Many readers were seriously impressed by NeosVR's new mouth tracking feature, and longtime metaverse developer Max Graf expressed its value in a social VR context:
I have to say, out of all the things that that Linden Lab tried to accomplish with Sansar, one of the things they actually got exactly right (and even pushed the boundaries of the technology in general) was the VR voice and facial symmetry they developed, very similar to what Neos has done here.
I only got to experience it a few times in there with an actual VR rig on, but when I did this was one of the things I specifically wanted to check out, knowing how much they put into it. It was not just the mouth moving when sound was present, it adapted to variations in phonetics, volume and emphasis to change the facial mesh in a very accurate way.

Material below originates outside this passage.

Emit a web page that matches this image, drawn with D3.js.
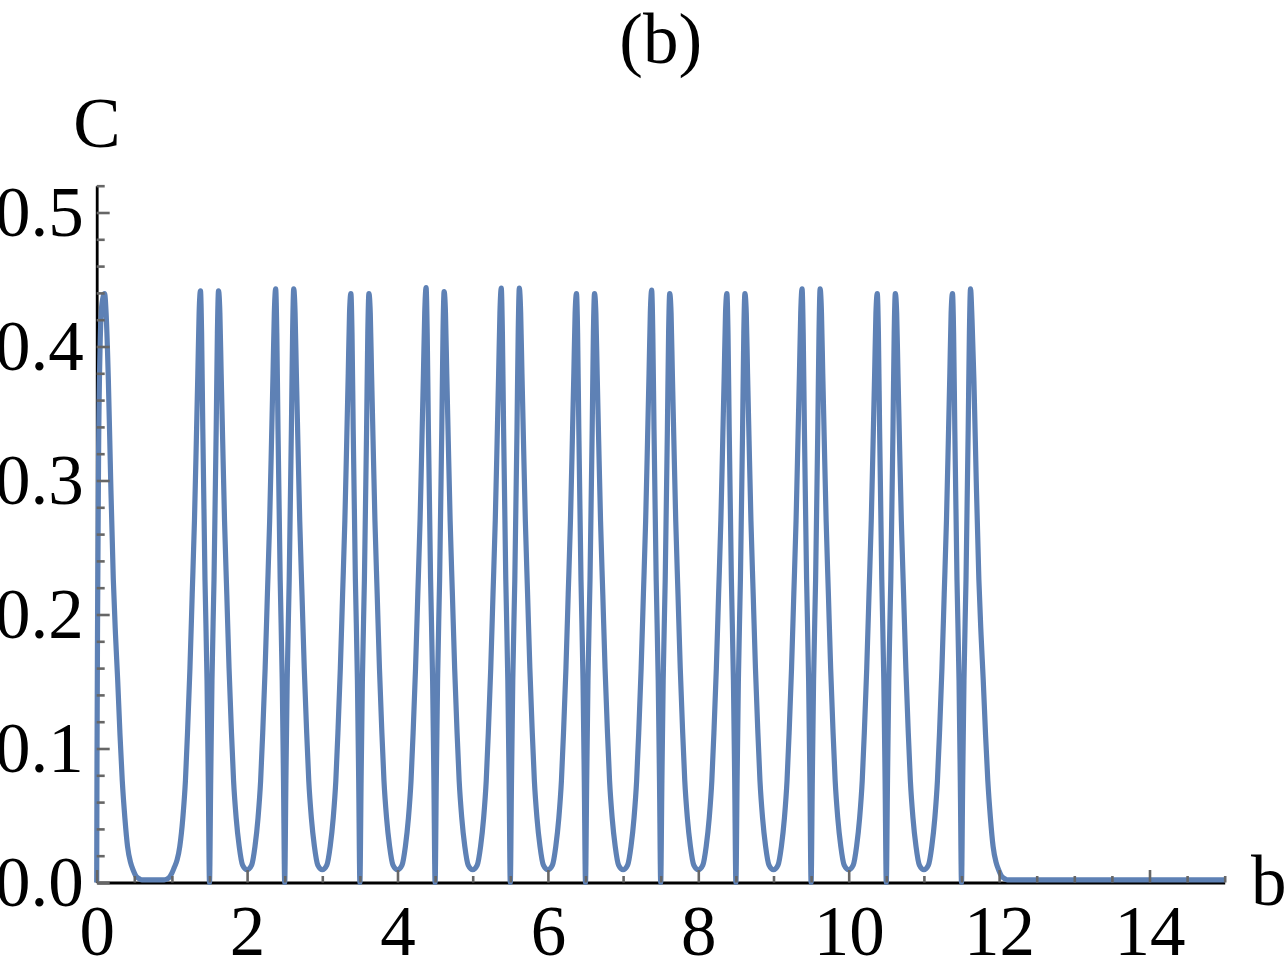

This is definitely among the several features that Sansar really innovated on, and I hope something can be done to this technology, notwithstanding Sansar's current limbo state. Max says the overall effect was transformative:
When people near you spoke it was not readily apparent beyond the locality and volume of the sound, but then it sort of dawns on you that the mouth is moving accordingly and you accept it without notice. It's a social behavior that easily falls in between the virtual and the human elements that suddenly come together with full VR immersion, the most interesting part of virtual worlds to me, the grey area where machine ends and humanity begins. It's where the curtains part and you see the wizard.
I had a similar reaction to High Fidelity's highly spatial audio, which is probably more scalable in larger social settings. (Another great technology currently in a similar purgatorial place.)